What a comprehensive book about DevOps! This book is truly a handbook of DevOps and covers all of the basics and advanced topics about DevOps. This book is based on the three ways principle of The Phoenix project: The principle of flow, the principle of feedback and the principle of continual learning and experimentation and these are the true principles of DevOps: establish a continuous flow of releases, gather feedback and by experimentation and learning improve the value chain. This book, together with the Phoenix project, explains the true nature of DevOps.

Continuous delivery

This book is a must-read, just like "DevOps Handbook". It's written by Jez Humble and David Farley and I think it is one of the first well-written books about DevOps. It is a bit outdated because it is written in 2009, but still, a lot of topics are described that are very interesting. For instance, the book taught me that release branching is the preferred way to do branching. It is advisable to have one trunc/master and check in every (working!) code in the master and make sure that the trunc/master branch is always deployable. A lot is written about unit testing and why unit testing is not the only thing that is needed; you need other tests too. Although outdated and written for 'normal' IT projects (I mean: not written for data platforms) there is a huge amount of aha's in there.

SQL Server 2019 Revealed

The book is written by Bob Ward and it is, of course, about SQL Server 2019, the latest version of SQL Server on-premise. This book is all about the new stuff of SQL Server 2019. The new features are well explained and clearly written. One of the important topics is the big data cluster that is a huge leap in the big data with SQL Server. SQL Server is no longer a DBMS but a data platform. There are chapters about Linux (that was a couple of years ago an April 1st joke), Kubernetes, Polybase and lots and lots more. A must-have book when you want to know more about SQL Server 2019.

Agile Data warehouse design

I wanted to sharpen my requirements skills with this book and although I bought it a couple of years ago, I never read the book in detail. This year I decided to read it. This book is based on gathering requirements for dimensional modelling (data warehouse) by using (what Lawrence calls) Modelstorming.

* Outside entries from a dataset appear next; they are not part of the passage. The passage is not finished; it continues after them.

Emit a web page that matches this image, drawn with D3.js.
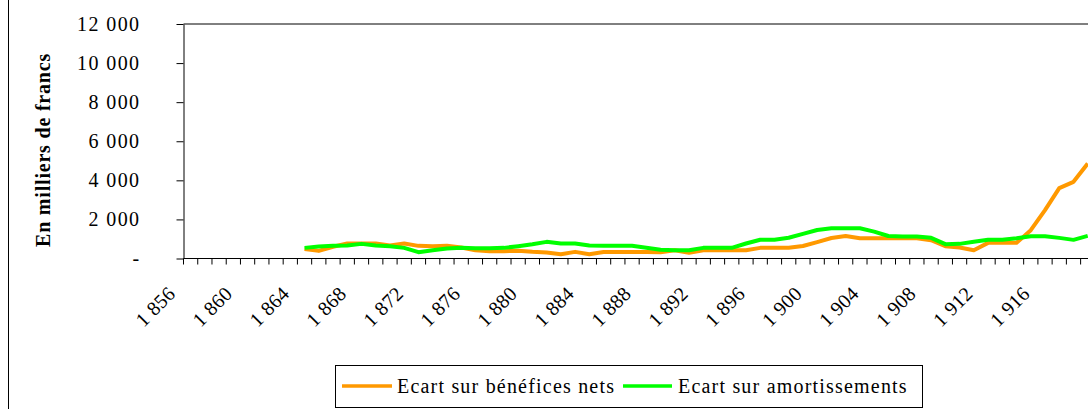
<!DOCTYPE html>
<html>
<head>
<meta charset="utf-8">
<script src="https://cdn.jsdelivr.net/npm/d3@7/dist/d3.min.js"></script>
<style>
  html, body { margin: 0; padding: 0; background: #fff; }
  svg { display: block; }
  text { font-family: "Liberation Serif", "Times New Roman", serif; fill: #000; }
</style>
</head>
<body>
<svg id="chart" width="1088" height="409"></svg>
<script>
// ---- DATA ----
const categories = [1856,1857,1858,1859,1860,1861,1862,1863,1864,1865,1866,1867,1868,1869,1870,1871,
  1872,1873,1874,1875,1876,1877,1878,1879,1880,1881,1882,1883,1884,1885,1886,1887,1888,1889,1890,1891,
  1892,1893,1894,1895,1896,1897,1898,1899,1900,1901,1902,1903,1904,1905,1906,1907,1908,1909,1910,1911,
  1912,1913,1914,1915,1916,1917,1918,1919];
const seriesYears = [1864,1865,1866,1867,1868,1869,1870,1871,1872,1873,1874,1875,1876,1877,1878,1879,
  1880,1881,1882,1883,1884,1885,1886,1887,1888,1889,1890,1891,1892,1893,1894,1895,1896,1897,1898,1899,
  1900,1901,1902,1903,1904,1905,1906,1907,1908,1909,1910,1911,1912,1913,1914,1915,1916,1917,1918,1919];
const beneficesNets = [490,390,600,766,766,766,664,766,647,630,647,562,425,374,374,400,
  340,306,220,340,220,330,330,330,330,320,420,290,420,420,420,425,545,545,545,640,
  840,1050,1150,1040,1030,1040,1040,1040,937,630,562,425,800,800,800,1449,2473,3600,3923,4862];
const amortissements = [544,613,647,664,749,664,630,544,323,425,510,544,527,527,544,630,
  732,852,766,766,660,647,647,647,555,445,425,420,545,545,545,766,960,960,1060,1260,
  1460,1550,1550,1550,1375,1150,1125,1125,1056,732,749,852,960,965,1040,1142,1142,1056,954,1159];
const seriesNames = ["Ecart sur bénéfices nets", "Ecart sur amortissements"];
const seriesColors = ["#FF9900", "#00FF00"];
const yTickValues = [0,2000,4000,6000,8000,10000,12000];
const yTickLabels = ["-","2 000","4 000","6 000","8 000","10 000","12 000"];
const xLabelYears = [1856,1860,1864,1868,1872,1876,1880,1884,1888,1892,1896,1900,1904,1908,1912,1916];
const xTickLabels = ["1 856","1 860","1 864","1 868","1 872","1 876","1 880","1 884","1 888","1 892",
  "1 896","1 900","1 904","1 908","1 912","1 916"];
const yTitle = "En milliers de francs";

// ---- LAYOUT ----
const plotLeft = 183.5, plotTop = 24, plotBottom = 258.5, catWidth = 14.24;
const svg = d3.select("#chart");

const x = d3.scaleBand().domain(categories)
  .range([plotLeft, plotLeft + categories.length * catWidth]).padding(0);
const y = d3.scaleLinear().domain([0, 12000]).range([plotBottom, plotTop]);

// chart area left border
svg.append("line").attr("x1", 8.5).attr("x2", 8.5).attr("y1", 0).attr("y2", 409)
  .attr("stroke", "#000").attr("stroke-width", 1);

// plot area top border
svg.append("line").attr("x1", plotLeft).attr("x2", x.range()[1])
  .attr("y1", plotTop).attr("y2", plotTop).attr("stroke", "#000").attr("stroke-width", 1);

// Y axis
const yAxis = d3.axisLeft(y).tickValues(yTickValues)
  .tickFormat((d, i) => yTickLabels[i]).tickSize(7).tickSizeOuter(0).tickPadding(36);
const gy = svg.append("g").attr("transform", `translate(${plotLeft},0)`).call(yAxis);
gy.selectAll("path, line").attr("stroke", "#000");
gy.selectAll("text").attr("font-size", 20).attr("letter-spacing", "1.4px")
  .style("font-family", '"Liberation Serif", serif').attr("fill", "#000");

// X axis line
svg.append("line").attr("x1", plotLeft).attr("x2", x.range()[1])
  .attr("y1", plotBottom).attr("y2", plotBottom).attr("stroke", "#000");
// X ticks at category boundaries
const boundaries = categories.map(c => x(c)).concat([x.range()[1]]);
svg.append("g").selectAll("line").data(boundaries).join("line")
  .attr("x1", d => d).attr("x2", d => d)
  .attr("y1", plotBottom).attr("y2", plotBottom + 6)
  .attr("stroke", "#000");
// X labels
svg.append("g").selectAll("text").data(xLabelYears).join("text")
  .attr("transform", d => `translate(${x(d) + x.bandwidth() / 2 - 14},295) rotate(-45)`)
  .attr("text-anchor", "end")
  .attr("font-size", 20).attr("letter-spacing", "0.3px")
  .text((d, i) => xTickLabels[i]);

// Y title
svg.append("text")
  .attr("transform", `translate(50,150) rotate(-90)`)
  .attr("text-anchor", "middle")
  .attr("font-size", 20).attr("font-weight", "bold").attr("letter-spacing", "0.8px")
  .text(yTitle);

// Lines
const line = d3.line()
  .x(d => x(d.year) + x.bandwidth() / 2)
  .y(d => y(d.value));
const allSeries = [beneficesNets, amortissements];
allSeries.forEach((vals, si) => {
  const pts = seriesYears.map((yr, i) => ({ year: yr, value: vals[i] }));
  svg.append("path").datum(pts)
    .attr("fill", "none").attr("stroke", seriesColors[si])
    .attr("stroke-width", 4).attr("stroke-linejoin", "round")
    .attr("d", line);
});

// Legend
const lg = svg.append("g");
lg.append("rect").attr("x", 335.5).attr("y", 365.5).attr("width", 587).attr("height", 42)
  .attr("fill", "#fff").attr("stroke", "#000").attr("stroke-width", 1);
const legendItems = [
  { lx1: 342, lx2: 392, tx: 397 },
  { lx1: 623, lx2: 672, tx: 678 }
];
legendItems.forEach((it, i) => {
  lg.append("line").attr("x1", it.lx1).attr("x2", it.lx2).attr("y1", 386).attr("y2", 386)
    .attr("stroke", seriesColors[i]).attr("stroke-width", 3.5);
  lg.append("text").attr("x", it.tx).attr("y", 393)
    .attr("font-size", 20).attr("letter-spacing", "1.2px")
    .text(seriesNames[i]);
});
</script>
</body>
</html>
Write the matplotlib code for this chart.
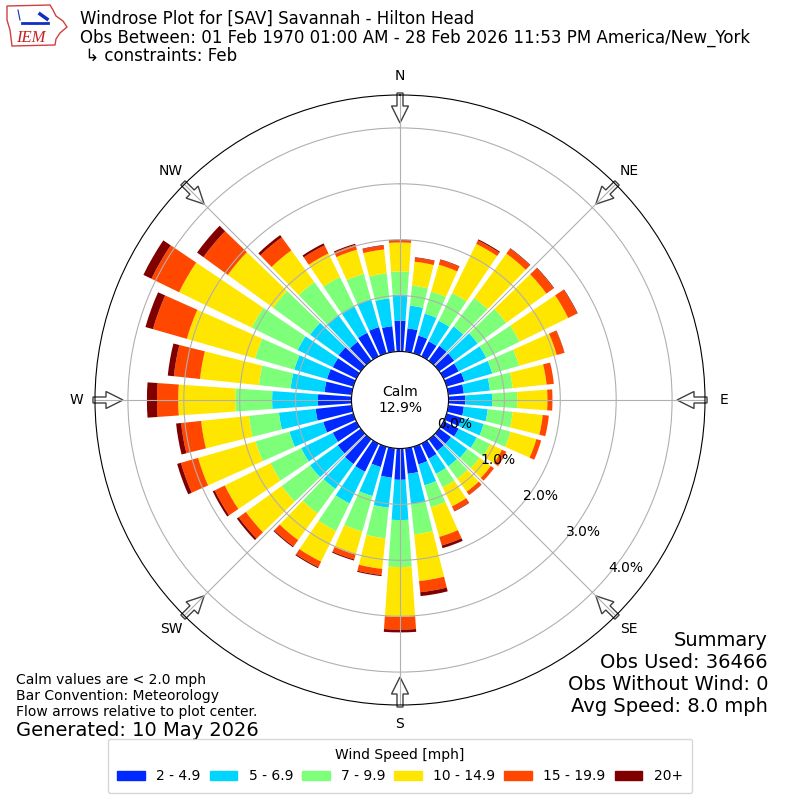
import numpy as np
import matplotlib
matplotlib.use("Agg")
import matplotlib.pyplot as plt
from matplotlib.patches import Rectangle, FancyArrow, Polygon
from matplotlib.lines import Line2D

# ---- data (percent of obs per direction / speed bin) ----
directions = [0, 10, 20, 30, 40, 50, 60, 70, 80, 90, 100, 110,
              120, 130, 140, 150, 160, 170, 180, 190, 200, 210, 220, 230,
              240, 250, 260, 270, 280, 290, 300, 310, 320, 330, 340, 350]
speed_labels = ["2 - 4.9", "5 - 6.9", "7 - 9.9", "10 - 14.9", "15 - 19.9", "20+"]

spd_2_5 = [0.55, 0.42, 0.33, 0.30, 0.33, 0.33, 0.30, 0.33, 0.28, 0.30, 0.28, 0.28,
           0.30, 0.26, 0.26, 0.30, 0.33, 0.46, 0.56, 0.53, 0.38, 0.56, 0.55, 0.51,
           0.47, 0.56, 0.65, 0.60, 0.49, 0.49, 0.47, 0.49, 0.42, 0.47, 0.49, 0.46]
spd_5_7 = [0.47, 0.41, 0.41, 0.41, 0.43, 0.52, 0.55, 0.52, 0.47, 0.48, 0.43, 0.41,
           0.36, 0.36, 0.34, 0.30, 0.39, 0.54, 0.72, 0.54, 0.54, 0.63, 0.55, 0.61,
           0.63, 0.63, 0.66, 0.82, 0.61, 0.61, 0.70, 0.63, 0.59, 0.52, 0.52, 0.50]
spd_7_10 = [0.41, 0.36, 0.41, 0.55, 0.63, 0.63, 0.66, 0.50, 0.41, 0.45, 0.45, 0.50,
            0.27, 0.27, 0.27, 0.27, 0.41, 0.55, 0.84, 0.55, 0.66, 0.55, 0.54, 0.63,
            0.61, 0.63, 0.54, 0.66, 0.57, 0.73, 0.91, 0.82, 0.73, 0.59, 0.47, 0.45]
spd_10_15 = [0.52, 0.43, 0.50, 0.98, 0.98, 0.89, 0.97, 0.70, 0.61, 0.54, 0.54, 0.48,
             0.23, 0.25, 0.29, 0.38, 0.55, 0.84, 0.89, 0.55, 0.43, 0.61, 0.59, 0.79,
             0.91, 1.07, 0.86, 1.02, 1.06, 1.27, 1.45, 1.00, 0.70, 0.47, 0.45, 0.43]
spd_15_20 = [0.04, 0.07, 0.09, 0.07, 0.11, 0.16, 0.18, 0.14, 0.13, 0.09, 0.11, 0.09,
             0.09, 0.07, 0.07, 0.09, 0.16, 0.20, 0.23, 0.11, 0.09, 0.11, 0.14, 0.16,
             0.20, 0.32, 0.36, 0.38, 0.47, 0.63, 0.55, 0.54, 0.29, 0.16, 0.09, 0.07]
spd_20p = [0.01, 0.01, 0.01, 0.02, 0.01, 0.01, 0.01, 0.005, 0.0, 0.0, 0.0, 0.0,
           0.0, 0.0, 0.005, 0.01, 0.05, 0.07, 0.05, 0.02, 0.02, 0.02, 0.02, 0.04,
           0.04, 0.07, 0.09, 0.18, 0.11, 0.14, 0.16, 0.14, 0.05, 0.04, 0.02, 0.01]

calm_pct = 12.9
ring_values = [0, 1, 2, 3, 4]
compass_angles = [0, 45, 90, 135, 180, 225, 270, 315]
compass_labels = ["N", "NE", "E", "SE", "S", "SW", "W", "NW"]

summary_lines = ["Summary", "Obs Used: 36466", "Obs Without Wind: 0",
                 "Avg Speed: 8.0 mph"]
note_lines = ["Calm values are < 2.0 mph", "Bar Convention: Meteorology",
              "Flow arrows relative to plot center."]

speed_bins = [spd_2_5, spd_5_7, spd_7_10, spd_10_15, spd_15_20, spd_20p]
colors = plt.get_cmap("jet")(np.linspace(0, 1, 7))[1:]

fig = plt.figure(figsize=(8, 8), dpi=100)
ax = fig.add_axes([0.11875, 0.11875, 0.7625, 0.7625], projection="polar")
ax.set_theta_zero_location("N")
ax.set_theta_direction(-1)
ax.set_ylim(0, 4.589)
ax.set_rorigin(-0.868)

# stacked bars
theta = np.deg2rad(directions)
bottom = np.zeros(len(directions))
for vals, col in zip(speed_bins, colors):
    ax.bar(theta, vals, width=np.deg2rad(8), bottom=bottom, color=col,
           linewidth=0, zorder=1)
    bottom += np.array(vals)

# grid / ticks
ax.set_yticks(ring_values)
ax.set_yticklabels([])
ax.set_thetagrids(compass_angles, compass_labels, fontsize=10)
ax.tick_params(axis="x", pad=3)
ax.grid(True, color="#b0b0b0", lw=0.8)
for v in ring_values:
    ax.text(np.deg2rad(130), v, "%.1f%%" % v, ha="left", va="bottom",
            fontsize=10, zorder=5)

# flow arrows at the compass points
for a in compass_angles:
    s, c = np.sin(np.deg2rad(a)), np.cos(np.deg2rad(a))
    r0, length = 307 / 610.0, 30 / 610.0
    arr = FancyArrow(0.5 + r0 * s, 0.5 + r0 * c, -length * s, -length * c,
                     width=6 / 610.0, head_width=17 / 610.0,
                     head_length=17 / 610.0, length_includes_head=True,
                     transform=ax.transAxes, facecolor="white",
                     edgecolor="#404040", lw=1, clip_on=False, zorder=1.2)
    ax.add_artist(arr)

ax.text(0.5, 0.5, "Calm\n%.1f%%" % calm_pct, transform=ax.transAxes,
        ha="center", va="center", fontsize=10)

# titles
fig.text(0.1, 1 - 19 / 800, "Windrose Plot for [SAV] Savannah - Hilton Head",
         ha="left", va="center", fontsize=12)
fig.text(0.1, 1 - 38 / 800,
         "Obs Between: 01 Feb 1970 01:00 AM - 28 Feb 2026 11:53 PM America/New_York",
         ha="left", va="center", fontsize=12)
fig.text(0.1, 1 - 56 / 800, " \u21b3 constraints: Feb", ha="left", va="center",
         fontsize=12)

# IEM logo (rough)
iowa = [(7, 6), (50, 5), (53, 10), (56, 16), (63, 21), (67, 27), (60, 33),
        (56, 39), (55, 45), (12, 46), (10, 30), (7, 20)]
fig.add_artist(Polygon([(x / 800, 1 - y / 800) for x, y in iowa], closed=True,
                       facecolor="white", edgecolor="#d04040", lw=1,
                       transform=fig.transFigure))
fig.add_artist(Line2D([22 / 800, 48 / 800], [1 - 23 / 800, 1 - 23 / 800],
                      color="#1030c0", lw=2, transform=fig.transFigure))
fig.add_artist(Line2D([40 / 800, 47 / 800], [1 - 14 / 800, 1 - 19 / 800],
                      color="#1030c0", lw=2.5, transform=fig.transFigure))
fig.add_artist(Line2D([18 / 800, 20 / 800], [1 - 10 / 800, 1 - 20 / 800],
                      color="#1030c0", lw=0.8, transform=fig.transFigure))
fig.text(31 / 800, 1 - 38 / 800, "IEM", color="#c82020", fontsize=12,
         family="Liberation Serif", style="italic", ha="center", va="center")

# notes and summary
for i, line in enumerate(note_lines):
    fig.text(16 / 800, 1 - (680 + 16 * i) / 800, line, ha="left",
             va="center", fontsize=10)
fig.text(16 / 800, 1 - 730 / 800, "Generated: 10 May 2026", ha="left",
         va="center", fontsize=14)
for i, line in enumerate(summary_lines):
    fig.text(768 / 800, 1 - (640 + 22 * i) / 800, line, ha="right",
             va="center", fontsize=14)

handles = [Rectangle((0, 0), 1, 1, color=c) for c in colors]
fig.legend(handles, speed_labels, loc="lower center", ncol=6,
           bbox_to_anchor=(0.5, 0.0), title="Wind Speed [mph]",
           fontsize=10, title_fontsize=10, columnspacing=0.65, borderpad=0.7)

fig.savefig("out.png", dpi=100)
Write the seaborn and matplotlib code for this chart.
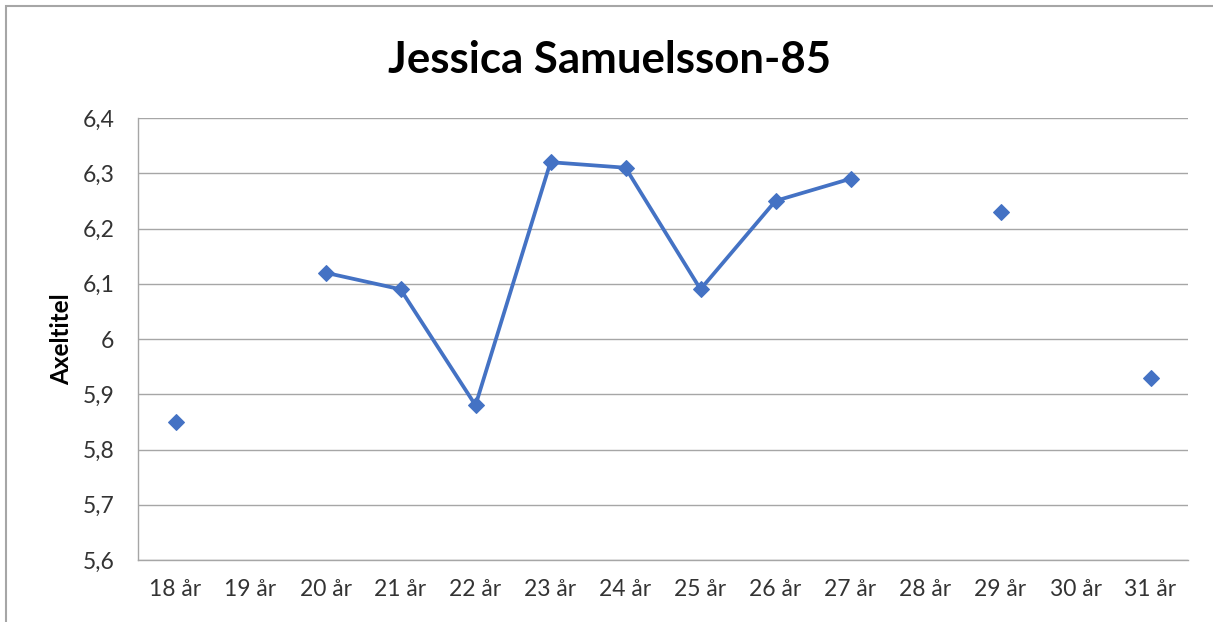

It is about the 7Ws (Whom What, When, Where, how many and how). This book goes one step further in the requirements phase than Kimball. In the data warehouse toolkit, the requirements phase is not very broadly described and probably was not the focus of the book.

Final Thoughts

2019 was a year that shifted my attention to Azure and DevOps. The focus on projects is more and more on delivering data platforms agile in the cloud (Azure). Methods like Datavault together with DevOps enables to deliver faster and more high-quality data to the users.